While a lot of attention has previously been given to platform economy workers, the research also explored consumers of services via platforms. The analysis showed that it isn’t just the well off that purchase services, with around 30% of middle-income people using services from online platforms, and even 22% of the poorest doing so too.
Perhaps unsurprisingly, those who worked on platforms were also often consumers on them too, with 4.8% of the population both drivers and users of taxis, for instance.
Saving time
The analysis suggests that most consumers turn to platforms not in order to save money, but rather to save time, as they purchase things that they don’t ordinarily have time to do themselves, whether that’s cooking a meal or doing household chores.
For those who are working on these platforms as well, however, this can create a vicious circle as they become short of cash and take on more work, which leaves them even shorter of time. It’s a situation in which time poverty can quickly translate into financial poverty. It’s a cycle that has largely been exacerbated by the austerity policies of the last decade, which has often seen public services that many have relied upon paired back.
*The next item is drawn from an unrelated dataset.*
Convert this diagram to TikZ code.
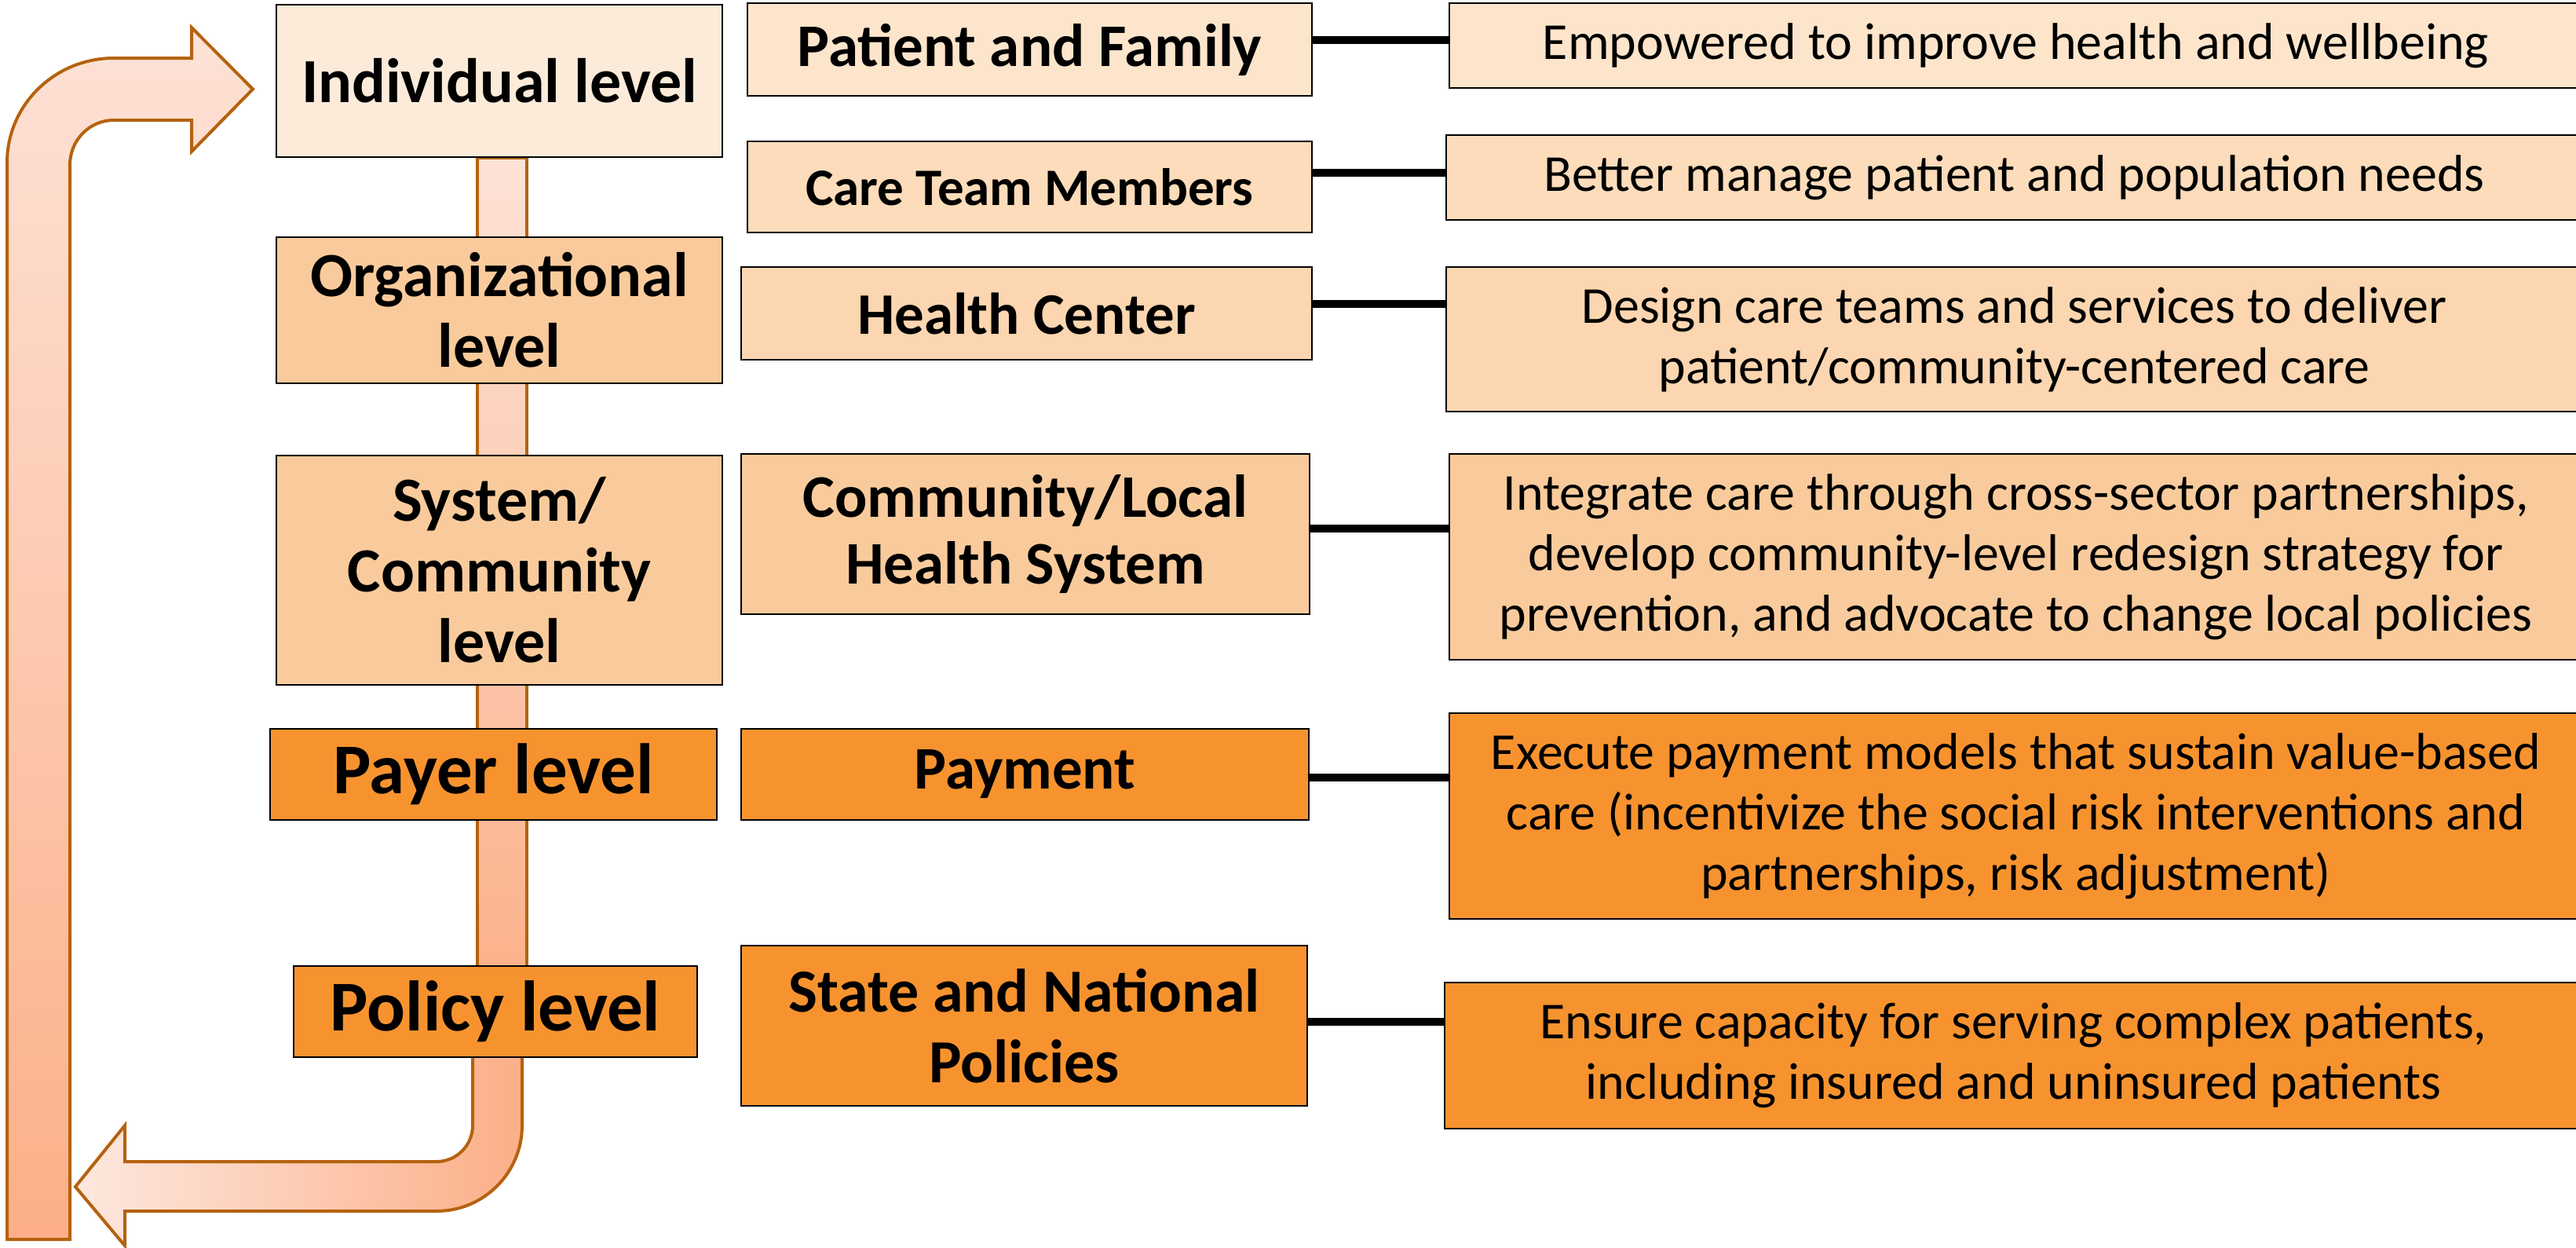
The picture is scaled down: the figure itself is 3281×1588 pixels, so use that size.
\documentclass[tikz,border=0pt]{standalone}
\usepackage{fontspec}
\setmainfont{Carlito}
\usepackage{tikz}
\usetikzlibrary{calc,positioning,backgrounds}

\definecolor{tintA}{HTML}{FDEBDA}
\definecolor{tintB}{HTML}{FDE5CC}
\definecolor{tintC}{HTML}{FCDCBA}
\definecolor{tintD}{HTML}{FBD6B0}
\definecolor{tintE}{HTML}{F9CB9C}
\definecolor{deep}{HTML}{F7932F}
\definecolor{rim}{HTML}{B5620F}
\definecolor{pinklo}{HTML}{FDE2D6}
\definecolor{pinkhi}{HTML}{FCAF88}

\tikzset{
	box/.style={draw, line width=2pt, align=center, inner sep=0pt, anchor=north west},
	lvl/.style={box, font=\bfseries\fontsize{80}{90}\selectfont},
	who/.style={box, font=\bfseries\fontsize{77}{85}\selectfont},
	aim/.style={box, font=\fontsize{66}{77}\selectfont},
	link/.style={line width=10pt},
	band/.style={draw=rim, line width=4pt}
}

\begin{document}
\begin{tikzpicture}[x=1pt,y=-1pt]
		\useasboundingbox (0,0) rectangle (3281,1588);
		% levels
		\node(l1) [lvl, fill=tintA, minimum width=568, minimum height=194] at (351,5) {Individual level};
		\node(l2) [lvl, fill=tintE, minimum width=568, minimum height=186] at (351,301) {Organizational\\level};
		\node(l3) [lvl, fill=tintE, minimum width=568, minimum height=292] at (351,579) {System/\\Community\\level};
		\node(l4) [lvl, fill=deep, minimum width=569, minimum height=116, font=\bfseries\fontsize{91}{98}\selectfont] at (343,927) {Payer level};
		\node(l5) [lvl, fill=deep, minimum width=514, minimum height=116, font=\bfseries\fontsize{91}{98}\selectfont] at (373,1229) {Policy level};
		% actors
		\node(m1) [who, fill=tintB, minimum width=719, minimum height=118] at (951,3) {Patient and Family};
		\node(m2) [who, fill=tintC, minimum width=719, minimum height=116, font=\bfseries\fontsize{67}{76}\selectfont] at (951,179) {Care Team Members};
		\node(m3) [who, fill=tintD, minimum width=727, minimum height=118, font=\bfseries\fontsize{75}{84}\selectfont] at (943,339) {Health Center};
		\node(m4) [who, fill=tintE, minimum width=724, minimum height=204] at (943,577) {Community/Local\\Health System};
		\node(m5) [who, fill=deep, minimum width=723, minimum height=116] at (943,927) {Payment};
		\node(m6) [who, fill=deep, minimum width=721, minimum height=204, font=\bfseries\fontsize{78}{90}\selectfont] at (943,1203) {State and National\\Policies};
		% aims
		\node(r1) [aim, fill=tintB, minimum width=1443, minimum height=108] at (1845,3) {Empowered to improve health and wellbeing};
		\node(r2) [aim, fill=tintC, minimum width=1447, minimum height=108] at (1841,171) {Better manage patient and population needs};
		\node(r3) [aim, fill=tintD, minimum width=1447, minimum height=184] at (1841,339) {Design care teams and services to deliver\\patient/community-centered care};
		\node(r4) [aim, fill=tintE, minimum width=1443, minimum height=262] at (1845,577) {Integrate care through cross-sector partnerships,\\develop community-level redesign strategy for\\prevention, and advocate to change local policies};
		\node(r5) [aim, fill=deep, minimum width=1443, minimum height=262] at (1845,907) {Execute payment models that sustain value-based\\care (incentivize the social risk interventions and\\partnerships, risk adjustment)};
		\node(r6) [aim, fill=deep, minimum width=1449, minimum height=186] at (1839,1250) {Ensure capacity for serving complex patients,\\including insured and uninsured patients};
		% links
		\draw[link] ([yshift=12pt]m1.east) -- ([yshift=12pt]m1.east -| r1.west);
		\draw[link] ([yshift=18pt]m2.east) -- ([yshift=18pt]m2.east -| r2.west);
		\draw[link] ([yshift=12pt]m3.east) -- ([yshift=12pt]m3.east -| r3.west);
		\draw[link] ([yshift=7pt]m4.east) -- ([yshift=7pt]m4.east -| r4.west);
		\draw[link] ([yshift=-4pt]m5.east) -- ([yshift=-4pt]m5.east -| r5.west);
		\draw[link] ([yshift=5pt]m6.east) -- ([yshift=5pt]m6.east -| r6.west);
		% arrows behind
		\begin{scope}[on background layer]
			\path[band, top color=pinklo, bottom color=pinkhi]
				([xshift=-28pt]l1.south) rectangle ([xshift=35pt]l1.south |- l5.center);
			\path[band, top color=pinklo, bottom color=pinkhi]
				(9,1578) -- (9,207) .. controls (9,133.5) and (69.9,74) .. (145,74) -- (244,74) -- (244,35)
				-- (322,113.5) -- (244,193) -- (244,153) -- (145,153) .. controls (114,153) and (89,178.5) .. (89,210)
				-- (89,1578) -- cycle;
			\path[band, left color=pinklo!80!white, right color=pinkhi]
				(602,1287) -- (602,1433) .. controls (602,1458.4) and (581.4,1479) .. (556,1479) -- (159,1479)
				-- (159,1433) -- (96,1511) -- (159,1586) -- (159,1542) -- (556,1542)
				.. controls (616.2,1542) and (665,1493.2) .. (665,1433) -- (665,1287) -- cycle;
		\end{scope}
	\end{tikzpicture}
\end{document}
The researchers believe, however, that the same technology used to power these platforms could also help to reinvent the welfare state that has itself been so disrupted by these new ways of working. It’s an argument the researchers make in their recent book Reinventing the Welfare State, in which they highlight how the algorithms that so aptly match workers with consumers could also be used to supply social care or to transport patients to hospital and children to school.
Of course, the concept of government as a platform is not a new one. For instance, Tim O’Reilly’s musings on making government a platform have found supporters within the Government Digital Service that produced the Gov.uk platform in Britain.
As O’Reilly says, each era throughout the information age has been typified by a common framework that enables an ecosystem of participants to contribute to. It’s perhaps fair to say that in the years since the concept of Goverment as a Platform was first mooted, it has not achieved the mass adoption that O’Reilly hoped for, but that may be as much due to the slow pace of change within government as any lack of justifiable use case.
With researchers such as Ursula Hews banging the drum for change, perhaps it’s a wait we won’t have to make for too much longer.